A recent burst of collecting frenzy saw us fill our shelves with books from the incomparable Hard Case Crime series. These books - edited by Charles Ardai - collect new and old works of pulp, noir fiction and wrap them in stunning covers. 

Home is the Sailor Although I've yet to be disappointed by a Hard Case Crime (ok, there's one I really disliked, but I'm keeping schtum), it is certainly worth noting the "pulp, noir fiction" designation is a very broad one.

What follows is a sampling of four, pulled from the shelves at random and (greatly) enjoyed over the past few days.

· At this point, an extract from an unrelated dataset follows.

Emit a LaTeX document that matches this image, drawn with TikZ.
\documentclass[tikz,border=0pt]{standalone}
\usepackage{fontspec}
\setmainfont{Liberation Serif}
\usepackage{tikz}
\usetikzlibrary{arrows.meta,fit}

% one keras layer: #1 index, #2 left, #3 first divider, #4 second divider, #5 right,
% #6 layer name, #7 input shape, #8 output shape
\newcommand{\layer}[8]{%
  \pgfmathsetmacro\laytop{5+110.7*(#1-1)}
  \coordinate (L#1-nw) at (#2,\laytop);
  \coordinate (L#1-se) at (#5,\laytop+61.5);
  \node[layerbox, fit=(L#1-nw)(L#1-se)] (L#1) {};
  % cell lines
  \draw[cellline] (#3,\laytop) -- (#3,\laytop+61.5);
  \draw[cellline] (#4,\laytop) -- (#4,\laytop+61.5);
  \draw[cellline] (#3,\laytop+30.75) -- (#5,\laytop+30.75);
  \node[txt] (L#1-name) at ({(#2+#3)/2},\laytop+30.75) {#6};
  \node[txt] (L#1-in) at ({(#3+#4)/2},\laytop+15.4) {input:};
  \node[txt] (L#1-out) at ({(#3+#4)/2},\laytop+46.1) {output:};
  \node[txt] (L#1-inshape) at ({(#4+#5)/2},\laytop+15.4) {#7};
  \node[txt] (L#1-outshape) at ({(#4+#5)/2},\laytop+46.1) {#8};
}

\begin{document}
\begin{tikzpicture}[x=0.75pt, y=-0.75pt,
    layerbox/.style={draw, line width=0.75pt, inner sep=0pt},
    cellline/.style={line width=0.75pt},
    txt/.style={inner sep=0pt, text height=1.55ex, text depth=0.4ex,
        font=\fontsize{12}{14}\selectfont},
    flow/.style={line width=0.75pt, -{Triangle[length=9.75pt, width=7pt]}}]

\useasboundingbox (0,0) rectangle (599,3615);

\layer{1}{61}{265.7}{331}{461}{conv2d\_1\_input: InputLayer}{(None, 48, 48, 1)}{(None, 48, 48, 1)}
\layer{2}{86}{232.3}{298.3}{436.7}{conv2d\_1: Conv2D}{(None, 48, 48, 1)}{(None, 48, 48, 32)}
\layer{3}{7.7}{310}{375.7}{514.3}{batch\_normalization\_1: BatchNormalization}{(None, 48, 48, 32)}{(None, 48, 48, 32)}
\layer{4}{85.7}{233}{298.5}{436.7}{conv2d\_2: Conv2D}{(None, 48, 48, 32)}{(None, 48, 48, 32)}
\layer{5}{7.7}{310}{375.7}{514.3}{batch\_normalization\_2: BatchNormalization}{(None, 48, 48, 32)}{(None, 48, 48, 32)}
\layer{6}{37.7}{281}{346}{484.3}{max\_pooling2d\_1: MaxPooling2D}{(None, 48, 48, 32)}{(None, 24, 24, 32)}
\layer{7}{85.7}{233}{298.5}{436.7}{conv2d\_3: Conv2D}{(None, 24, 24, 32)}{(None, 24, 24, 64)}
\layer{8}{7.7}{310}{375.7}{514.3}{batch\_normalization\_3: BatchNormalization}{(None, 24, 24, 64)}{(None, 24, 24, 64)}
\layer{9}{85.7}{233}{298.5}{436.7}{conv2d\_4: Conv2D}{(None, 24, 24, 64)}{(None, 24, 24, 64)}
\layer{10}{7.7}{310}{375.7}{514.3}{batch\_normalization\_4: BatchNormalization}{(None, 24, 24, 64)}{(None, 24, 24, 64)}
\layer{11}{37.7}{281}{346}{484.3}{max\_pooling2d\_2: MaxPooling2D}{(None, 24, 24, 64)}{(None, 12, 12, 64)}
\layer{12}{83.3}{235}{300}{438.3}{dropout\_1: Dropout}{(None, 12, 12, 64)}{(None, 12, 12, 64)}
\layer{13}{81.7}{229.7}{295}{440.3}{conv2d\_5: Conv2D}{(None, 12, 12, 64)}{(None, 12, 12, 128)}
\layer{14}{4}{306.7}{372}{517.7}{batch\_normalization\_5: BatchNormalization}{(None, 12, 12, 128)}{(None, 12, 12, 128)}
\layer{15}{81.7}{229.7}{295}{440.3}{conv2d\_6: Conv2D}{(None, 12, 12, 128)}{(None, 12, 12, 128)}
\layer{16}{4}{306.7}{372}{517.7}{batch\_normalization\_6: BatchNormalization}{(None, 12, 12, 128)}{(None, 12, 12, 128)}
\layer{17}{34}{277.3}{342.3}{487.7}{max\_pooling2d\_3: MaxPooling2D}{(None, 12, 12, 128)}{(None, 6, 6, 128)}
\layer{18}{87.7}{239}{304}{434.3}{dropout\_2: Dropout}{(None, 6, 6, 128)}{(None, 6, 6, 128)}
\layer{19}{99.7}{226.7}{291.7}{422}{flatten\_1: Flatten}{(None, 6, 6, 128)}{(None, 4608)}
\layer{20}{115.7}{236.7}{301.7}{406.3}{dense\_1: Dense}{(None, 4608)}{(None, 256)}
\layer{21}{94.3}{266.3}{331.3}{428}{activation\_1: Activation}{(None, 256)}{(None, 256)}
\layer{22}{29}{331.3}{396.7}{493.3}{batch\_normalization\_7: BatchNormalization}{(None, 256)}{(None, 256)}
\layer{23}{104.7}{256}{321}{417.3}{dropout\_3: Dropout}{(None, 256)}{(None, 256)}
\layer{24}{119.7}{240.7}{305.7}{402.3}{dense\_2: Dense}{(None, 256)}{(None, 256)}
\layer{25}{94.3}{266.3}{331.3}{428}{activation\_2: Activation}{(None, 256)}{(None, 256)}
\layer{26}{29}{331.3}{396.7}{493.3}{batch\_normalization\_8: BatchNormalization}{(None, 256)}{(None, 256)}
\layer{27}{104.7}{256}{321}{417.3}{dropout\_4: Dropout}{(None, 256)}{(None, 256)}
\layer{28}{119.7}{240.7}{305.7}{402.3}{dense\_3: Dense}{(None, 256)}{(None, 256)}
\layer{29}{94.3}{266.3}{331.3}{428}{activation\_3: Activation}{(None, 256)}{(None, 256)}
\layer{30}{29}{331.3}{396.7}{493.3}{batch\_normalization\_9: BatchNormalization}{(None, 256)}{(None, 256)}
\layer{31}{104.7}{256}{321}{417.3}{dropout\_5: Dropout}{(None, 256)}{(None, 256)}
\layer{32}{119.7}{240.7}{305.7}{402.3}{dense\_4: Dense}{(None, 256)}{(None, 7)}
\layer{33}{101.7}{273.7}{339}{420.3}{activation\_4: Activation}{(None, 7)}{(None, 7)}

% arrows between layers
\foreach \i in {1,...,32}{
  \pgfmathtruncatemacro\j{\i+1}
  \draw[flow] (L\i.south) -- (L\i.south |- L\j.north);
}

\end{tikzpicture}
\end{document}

Home is the Sailor (Day Keene) is an example of the publisher bringing a forgotten book back into print. First published in 1952 (and not in print for over 30 years), Home is the Sailor features Swede Nelson, the brawling, hyper-manly sailor. Swede's been away at sea most of his life, but now, after saving his money for three years, he's keen to buy a farm, find a wife and settle down. That is, after he gets drunk and fights a lot (he is a sailor, Mr. Keene is, er, keen to have us know). Swede never quite makes it to his farm - after waking up with one hell of a hangover, he finds himself in the care of the lovely Corliss Mason. She's pretty, rich, horny and curvy - Swede's landed on his feet. But when Swede kills a man attacking Corliss, she encourages him to hide the body, and things spiral out of control from there. 

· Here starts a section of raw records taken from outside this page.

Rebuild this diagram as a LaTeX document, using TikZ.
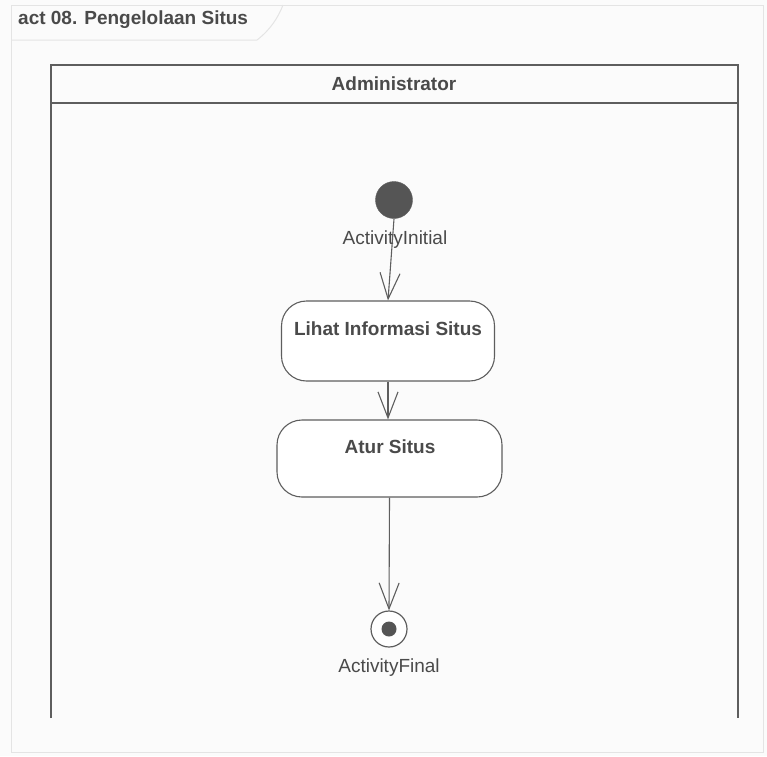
\documentclass[tikz,border=0pt]{standalone}
\usepackage{fontspec}
\setmainfont{Liberation Sans}
\usetikzlibrary{arrows.meta}
\definecolor{ln}{HTML}{5E5E5E}
\definecolor{tx}{HTML}{4A4A4A}
\definecolor{fr}{HTML}{E4E4E4}
\definecolor{bg}{HTML}{FBFBFB}
\tikzset{
  actbox/.style={draw=ln, line width=1.1pt, rounded corners=25pt, fill=white},
  boldtx/.style={font=\bfseries\fontsize{19}{21}\selectfont, text=tx, inner sep=0pt},
  lbl/.style={font=\fontsize{19}{21}\selectfont, text=tx, inner sep=0pt},
  flow/.style={draw=ln, line width=1.1pt, -{Straight Barb[length=26pt,width=20pt,line width=1.1pt]}},
}
\begin{document}
\begin{tikzpicture}[x=1pt,y=-1pt]
\useasboundingbox (0,0) rectangle (767,756);
\fill[bg] (0,0) rectangle (767,756);
% outer frame
\draw[fr, line width=1pt] (11,5) rectangle (763,752);
\draw[fr, line width=1pt] (11,40) -- (257,40) .. controls (270,30) and (278,18) .. (283,5);
\node[boldtx, anchor=west] (title) at (18,20) {act 08. Pengelolaan Situs};
% swimlane
\draw[ln, line width=1.3pt] (51,718) -- (51,65) -- (738,65) -- (738,718);
\draw[ln, line width=1.3pt] (51,103) -- (738,103);
\node[boldtx] (lane) at (394,84) {Administrator};
% initial
\node[circle, fill=ln!90!black, draw=ln, minimum size=37pt, inner sep=0pt] (init) at (394,200) {};
\node[lbl] (initl) at (395,240) {ActivityInitial};
% actions
\node[actbox, minimum width=213pt, minimum height=80pt] (a1) at (388,341) {};
\node[boldtx] (a1t) at (388,329) {Lihat Informasi Situs};
\node[actbox, minimum width=225pt, minimum height=77pt] (a2) at (389.5,458.5) {};
\node[boldtx] (a2t) at (390,447) {Atur Situs};
% final
\node[circle, draw=ln, line width=1.2pt, fill=white, minimum size=36pt, inner sep=0pt] (fin) at (389,629) {};
\node[circle, fill=ln!90!black, minimum size=15pt, inner sep=0pt] (finc) at (fin.center) {};
\node[lbl] (finl) at (389,668) {ActivityFinal};
% flows
\draw[flow] (init.south) -- (a1.north);
\draw[flow] (a1.south) -- (a1.south |- a2.north);
\draw[flow] (a2.south) -- (fin.north);
\end{tikzpicture}
\end{document}
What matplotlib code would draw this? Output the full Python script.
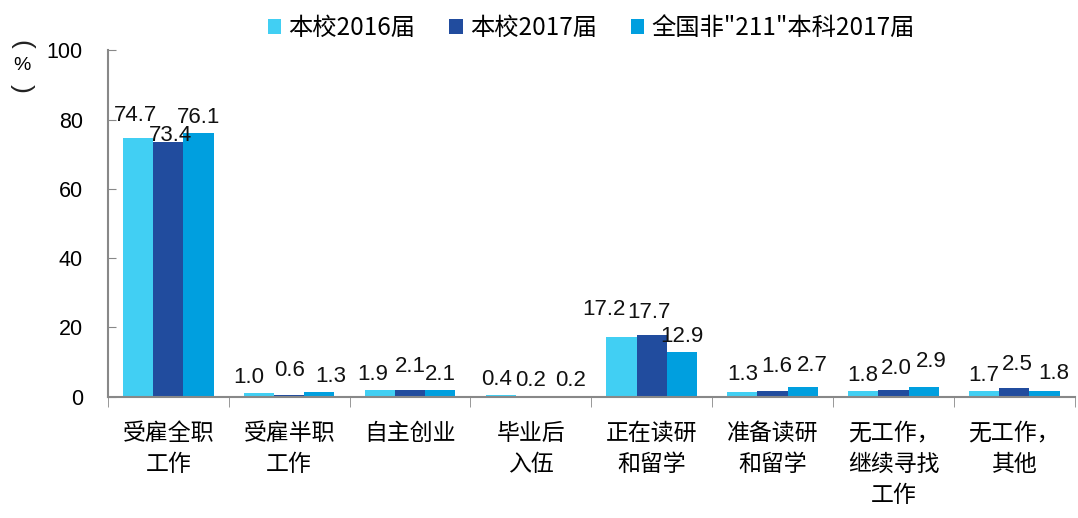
import matplotlib.pyplot as plt
import numpy as np

plt.rcParams['font.family'] = ['Noto Sans CJK SC', 'DejaVu Sans']

categories = ["受雇全职\n工作", "受雇半职\n工作", "自主创业", "毕业后\n入伍",
              "正在读研\n和留学", "准备读研\n和留学", "无工作，\n继续寻找\n工作", "无工作，\n其他"]
series_names = ["本校2016届", "本校2017届", '全国非"211"本科2017届']
school_2016 = [74.7, 1.0, 1.9, 0.4, 17.2, 1.3, 1.8, 1.7]
school_2017 = [73.4, 0.6, 2.1, 0.2, 17.7, 1.6, 2.0, 2.5]
national_2017 = [76.1, 1.3, 2.1, 0.2, 12.9, 2.7, 2.9, 1.8]
colors = ["#41CFF3", "#214C9E", "#009FDF"]

# (dx, dy) pixel nudges for labels that were moved by hand in the original
label_nudge = {(0, 0): (-3, 7), (0, 1): (2, -9), (1, 0): (-10, 0), (1, 1): (0, 9),
               (1, 2): (11, 0), (2, 0): (-7, 0), (2, 1): (0, 8), (3, 0): (-4, 0),
               (3, 2): (9, 0), (4, 0): (-18, 12),
               (4, 1): (-3, 7), (5, 0): (0, 2), (5, 1): (4, 9), (5, 2): (10, 6),
               (6, 1): (3, 6), (6, 2): (8, 10), (7, 1): (3, 8), (7, 2): (9, 2)}

fig = plt.figure(figsize=(10.78, 5.18), dpi=100)
ax = fig.add_axes([0.100, 0.234, 0.897, 0.669])

x = np.arange(len(categories))
w = 0.25
for i, (vals, name) in enumerate(zip([school_2016, school_2017, national_2017], series_names)):
    bars = ax.bar(x + (i - 1) * w, vals, w, color=colors[i], label=name)
    for j, (b, v) in enumerate(zip(bars, vals)):
        dx, dy = label_nudge.get((j, i), (0, 0))
        ax.annotate(f"{v:.1f}", (b.get_x() + b.get_width() / 2, v),
                    xytext=(dx, 10 + dy), textcoords='offset pixels',
                    ha='center', va='baseline', fontsize=16, family='Liberation Sans',
                    color='#111111')

ax.set_xlim(-0.5, len(categories) - 0.5)
ax.set_ylim(0, 100)
ax.set_yticks(range(0, 101, 20))
ax.tick_params(axis='y', labelsize=15.5, direction='in', length=6, color='#888888', pad=18)
for lab in ax.get_yticklabels():
    lab.set_family('Liberation Sans')
ax.set_xticks(x)
ax.set_xticklabels(categories, fontsize=16.5, linespacing=1.45)
ax.tick_params(axis='x', length=0, pad=18)
ax.set_xticks(np.arange(-0.5, len(categories), 1), minor=True)
ax.tick_params(axis='x', which='minor', length=7, direction='out', color='#888888')

for s in ['top', 'right']:
    ax.spines[s].set_visible(False)
for s in ['left', 'bottom']:
    ax.spines[s].set_color('#888888')
    ax.spines[s].set_linewidth(1.5)

# vertical "(%)" label: parentheses turned sideways, % upright
fig.text(0.020, 0.915, "(", rotation=-90, ha='center', va='center', fontsize=19,
         family='Liberation Sans', color='#222222')
fig.text(0.020, 0.873, "%", ha='center', va='center', fontsize=14, family='Liberation Sans')
fig.text(0.020, 0.830, ")", rotation=-90, ha='center', va='center', fontsize=19,
         family='Liberation Sans', color='#222222')

ax.legend(loc='upper center', bbox_to_anchor=(0.5, 1.165), ncol=3, frameon=False,
          fontsize=17.5, handlelength=0.55, handleheight=0.55, handletextpad=0.3, columnspacing=1.4)

fig.savefig("out.png", dpi=100)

The book is written in an increasingly forlorn, increasingly resigned style. Swede frequently retreats to the bottle, and is often (like the reader) left piecing together his own adventures. There's no question that Swede's in a bad situation, but he's completely aware of it - watching him alternate between rising above his surroundings and sinking below them makes for an exceedingly painful read. Keene is an unappreciated writer - another of the Gold Medal geniuses that never really achieved timeless appeal. Home is the Sailor might be his best work - reminiscent of David Goodis' heartbreaking Cassidy's Girl. If the faint mystery elements were shrugged off entirely, it would be even better. (Cover by R.B. Farrell.)